Its layout is derived from some of the earliest houses built in colonial New England

Center chimney floor plans were rarely built in seacoast New Hampshire and Massachusetts after 1760.  However, the first floor plan often appears in 2 story houses in New Hampshire and western Massachusetts up to 1770 and is a common plan for 2 story houses in Vermont through the 1840's.

The drawing is by William Lawrence Bottomley from his introduction  The Architectural Heritage of the Piscataqua, John Mead Howells, Architectural Book Publishing Company, Inc. 1937. His 10 page essay is one of the best introductions I know on early construction on the New England Seacoast from Salem, MA, to Portland, ME, .

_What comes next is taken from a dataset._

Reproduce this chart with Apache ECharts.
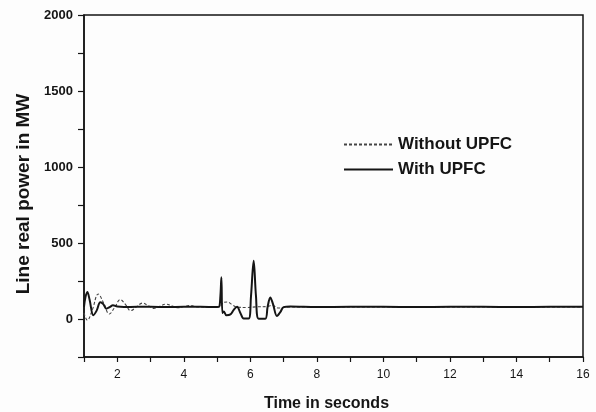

Here is the probable floor plan for the Tinmouth House. I have labeled the rooms to match Bottomley's drawing.

The kitchen and the  pantry/dairy had been divided into smaller spaces by the time I measured the house in 2015. The other rooms still existed.
The first floor joists and sills were too rotted to be saved. The actual location of the original fireplaces is educated conjecture. A bake oven may have been beside the kitchen fireplace - we uncovered a mantle and cabinet door set in that wall.



The frame is massive, 10"x 10" posts rising to 10"x 14" and 10"x 16" gun stocks. The beams are 6"x 9", the plates 12" x 9". This is the 2nd floor SE corner seen from the 1st floor.
The roof rafters are of similar heft. The basic house frame was erected all at one time. Completing the interior frame took about 50 years.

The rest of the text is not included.